Version history and features of ZIP file format
- The ZIP File Format Specification has its own version number.
- Key advances in various versions include support for Deflate64 compression, AES encryption, Unicode filename storage, and expanded compression algorithms.
- The latest version is 6.3.10, released in 2022, which added z/OS attribute values and additional 3rd party Extra Field mappings.
ZIP file structure and internal layout
- ZIP files allow for random-access processing without compressing or decompressing the entire archive.
- A directory is placed at the end of a ZIP file, identifying the files and their locations.
- ZIP archives can include extra data unrelated to the archive itself, allowing for self-extracting archives.
- The order of file entries in the central directory does not have to coincide with the order in the archive.
- ZIP files are identified by the presence of an end of central directory record.
- Local file headers provide redundancy by including the same information as the central directory.
- ZIP files can be updated by appending new files and an updated central directory.

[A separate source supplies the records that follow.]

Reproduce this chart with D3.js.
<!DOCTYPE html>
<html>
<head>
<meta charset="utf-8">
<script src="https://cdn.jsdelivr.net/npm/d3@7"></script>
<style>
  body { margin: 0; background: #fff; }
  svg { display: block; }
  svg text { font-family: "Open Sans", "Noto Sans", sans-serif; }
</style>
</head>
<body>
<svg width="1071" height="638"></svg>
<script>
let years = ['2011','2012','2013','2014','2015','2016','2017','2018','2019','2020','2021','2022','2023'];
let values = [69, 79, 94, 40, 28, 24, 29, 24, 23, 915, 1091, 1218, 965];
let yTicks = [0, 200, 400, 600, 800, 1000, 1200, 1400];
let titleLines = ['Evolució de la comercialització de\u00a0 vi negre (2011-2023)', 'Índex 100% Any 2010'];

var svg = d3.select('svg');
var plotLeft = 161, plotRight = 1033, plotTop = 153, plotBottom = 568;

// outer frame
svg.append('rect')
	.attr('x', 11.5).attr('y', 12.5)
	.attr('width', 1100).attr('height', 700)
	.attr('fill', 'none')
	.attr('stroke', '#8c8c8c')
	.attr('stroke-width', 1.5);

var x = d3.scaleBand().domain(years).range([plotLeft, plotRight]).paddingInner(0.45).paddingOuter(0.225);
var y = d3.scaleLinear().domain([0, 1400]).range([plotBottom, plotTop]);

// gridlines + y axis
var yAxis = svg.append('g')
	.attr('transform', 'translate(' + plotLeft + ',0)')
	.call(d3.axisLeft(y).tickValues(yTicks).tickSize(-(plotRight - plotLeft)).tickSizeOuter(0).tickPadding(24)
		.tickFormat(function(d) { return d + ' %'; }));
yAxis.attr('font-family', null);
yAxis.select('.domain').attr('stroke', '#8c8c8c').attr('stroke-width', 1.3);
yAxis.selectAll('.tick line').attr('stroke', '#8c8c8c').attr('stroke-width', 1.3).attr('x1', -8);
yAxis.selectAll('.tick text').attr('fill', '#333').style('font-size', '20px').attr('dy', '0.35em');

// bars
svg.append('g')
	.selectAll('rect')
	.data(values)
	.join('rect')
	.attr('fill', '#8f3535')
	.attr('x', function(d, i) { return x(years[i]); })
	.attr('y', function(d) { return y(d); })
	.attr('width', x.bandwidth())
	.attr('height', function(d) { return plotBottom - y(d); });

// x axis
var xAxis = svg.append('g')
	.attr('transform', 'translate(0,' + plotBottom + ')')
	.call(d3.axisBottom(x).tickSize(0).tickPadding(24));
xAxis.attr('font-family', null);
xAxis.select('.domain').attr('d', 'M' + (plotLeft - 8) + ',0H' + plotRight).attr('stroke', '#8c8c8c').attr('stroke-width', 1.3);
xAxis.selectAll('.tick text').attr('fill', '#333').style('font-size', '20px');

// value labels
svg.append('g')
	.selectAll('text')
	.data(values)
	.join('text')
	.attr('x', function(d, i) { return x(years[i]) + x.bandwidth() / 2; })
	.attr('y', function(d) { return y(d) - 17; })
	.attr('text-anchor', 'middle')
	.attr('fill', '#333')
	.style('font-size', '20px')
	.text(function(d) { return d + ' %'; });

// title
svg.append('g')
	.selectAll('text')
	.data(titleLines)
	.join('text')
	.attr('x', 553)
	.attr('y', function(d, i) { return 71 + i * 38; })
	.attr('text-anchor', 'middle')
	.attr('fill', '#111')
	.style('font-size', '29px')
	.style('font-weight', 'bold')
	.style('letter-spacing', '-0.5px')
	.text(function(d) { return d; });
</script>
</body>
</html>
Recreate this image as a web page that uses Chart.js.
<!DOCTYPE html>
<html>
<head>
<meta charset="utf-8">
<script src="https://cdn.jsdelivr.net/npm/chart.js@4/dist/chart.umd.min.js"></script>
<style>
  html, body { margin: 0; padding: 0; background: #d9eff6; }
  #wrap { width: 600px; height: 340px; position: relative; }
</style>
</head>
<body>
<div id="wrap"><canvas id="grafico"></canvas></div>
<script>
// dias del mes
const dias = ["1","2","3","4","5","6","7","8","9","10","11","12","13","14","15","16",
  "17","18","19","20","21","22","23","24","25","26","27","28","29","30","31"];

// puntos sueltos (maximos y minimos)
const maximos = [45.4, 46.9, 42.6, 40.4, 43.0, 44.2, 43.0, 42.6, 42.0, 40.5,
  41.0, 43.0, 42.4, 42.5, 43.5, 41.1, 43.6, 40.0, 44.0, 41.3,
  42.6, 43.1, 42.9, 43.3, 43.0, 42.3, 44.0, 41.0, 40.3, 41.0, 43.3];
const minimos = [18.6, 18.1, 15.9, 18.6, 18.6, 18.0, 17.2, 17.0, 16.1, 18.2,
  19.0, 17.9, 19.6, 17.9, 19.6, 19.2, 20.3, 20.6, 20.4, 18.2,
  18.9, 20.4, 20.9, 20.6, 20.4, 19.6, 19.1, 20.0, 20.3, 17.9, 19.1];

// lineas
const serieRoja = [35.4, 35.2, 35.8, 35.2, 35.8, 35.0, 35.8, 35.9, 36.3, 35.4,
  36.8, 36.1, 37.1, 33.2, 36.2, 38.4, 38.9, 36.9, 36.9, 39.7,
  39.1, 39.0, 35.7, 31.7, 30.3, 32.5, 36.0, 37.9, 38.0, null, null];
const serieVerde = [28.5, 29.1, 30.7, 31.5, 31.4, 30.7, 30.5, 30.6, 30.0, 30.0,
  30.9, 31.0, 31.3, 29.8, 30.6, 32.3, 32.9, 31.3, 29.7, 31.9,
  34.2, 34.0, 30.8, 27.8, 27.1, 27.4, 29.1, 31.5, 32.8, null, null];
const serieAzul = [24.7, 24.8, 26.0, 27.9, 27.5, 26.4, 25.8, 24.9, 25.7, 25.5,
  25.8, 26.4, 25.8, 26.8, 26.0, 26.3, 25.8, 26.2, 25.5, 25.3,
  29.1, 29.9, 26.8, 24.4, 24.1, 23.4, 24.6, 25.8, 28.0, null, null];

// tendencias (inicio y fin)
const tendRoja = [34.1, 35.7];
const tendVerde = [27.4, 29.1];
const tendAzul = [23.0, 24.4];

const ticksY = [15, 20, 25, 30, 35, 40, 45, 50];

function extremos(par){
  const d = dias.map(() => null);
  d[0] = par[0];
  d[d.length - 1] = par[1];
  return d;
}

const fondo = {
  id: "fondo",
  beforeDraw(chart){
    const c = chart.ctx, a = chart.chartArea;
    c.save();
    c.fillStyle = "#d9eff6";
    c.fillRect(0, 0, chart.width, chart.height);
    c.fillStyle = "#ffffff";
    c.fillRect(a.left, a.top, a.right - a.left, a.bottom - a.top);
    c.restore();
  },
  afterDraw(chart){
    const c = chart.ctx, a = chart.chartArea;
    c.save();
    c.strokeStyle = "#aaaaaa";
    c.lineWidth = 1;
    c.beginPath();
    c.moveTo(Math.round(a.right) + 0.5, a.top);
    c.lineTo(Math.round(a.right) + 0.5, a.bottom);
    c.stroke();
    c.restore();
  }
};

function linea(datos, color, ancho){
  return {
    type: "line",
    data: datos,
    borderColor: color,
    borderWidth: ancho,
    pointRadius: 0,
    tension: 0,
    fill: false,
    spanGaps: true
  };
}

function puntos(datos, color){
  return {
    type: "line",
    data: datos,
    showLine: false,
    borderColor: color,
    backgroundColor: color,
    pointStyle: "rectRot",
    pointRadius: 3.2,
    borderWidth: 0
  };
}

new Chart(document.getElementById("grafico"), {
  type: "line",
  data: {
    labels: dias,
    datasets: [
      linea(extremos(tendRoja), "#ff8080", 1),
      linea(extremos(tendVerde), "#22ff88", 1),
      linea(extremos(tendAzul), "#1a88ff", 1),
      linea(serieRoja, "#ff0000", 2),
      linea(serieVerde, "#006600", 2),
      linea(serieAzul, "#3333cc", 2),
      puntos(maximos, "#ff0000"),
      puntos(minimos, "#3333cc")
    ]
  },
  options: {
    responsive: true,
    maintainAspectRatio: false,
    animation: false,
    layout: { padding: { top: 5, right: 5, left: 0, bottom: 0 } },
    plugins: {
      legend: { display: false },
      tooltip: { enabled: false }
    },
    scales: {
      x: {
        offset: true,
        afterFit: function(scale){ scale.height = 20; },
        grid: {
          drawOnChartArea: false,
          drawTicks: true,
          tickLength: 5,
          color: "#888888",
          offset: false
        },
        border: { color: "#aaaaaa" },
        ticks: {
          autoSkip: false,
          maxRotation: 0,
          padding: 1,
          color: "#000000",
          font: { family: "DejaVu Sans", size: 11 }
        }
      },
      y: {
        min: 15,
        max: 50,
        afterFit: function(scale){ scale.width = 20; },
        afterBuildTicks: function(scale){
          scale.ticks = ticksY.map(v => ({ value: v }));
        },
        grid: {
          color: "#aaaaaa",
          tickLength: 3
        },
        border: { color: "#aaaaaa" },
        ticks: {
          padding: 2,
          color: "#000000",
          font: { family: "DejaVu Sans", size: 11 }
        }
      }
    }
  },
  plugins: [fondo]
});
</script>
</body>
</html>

ZIP file signatures, headers, and timestamps
- Each entry in a ZIP archive is introduced by a local file header with file information and optional extra data fields.
- Extra data fields are used to support ZIP64 format, encryption, file attributes, and higher-resolution timestamps.
- The ZIP format uses specific 4-byte signatures to denote various structures in the file.
- ZIP archives can be spread across multiple file-system files for storage or transmission purposes.
- The timestamp resolution of files in a ZIP archive is limited to two seconds, matching the FAT filesystem of DOS.
Compression methods, encryption, ZIP64 support, and compatibility
- The ZIP format supports various compression methods, with DEFLATE being the most common.
- ZIP supports a password-based symmetric encryption system known as ZipCrypto.
- ZIP64 format extensions were introduced to overcome the 4GB limit of the original ZIP format.
- Support for ZIP64 varies across different software and operating systems.
- Some extension libraries and tools support ZIP64, while others may not.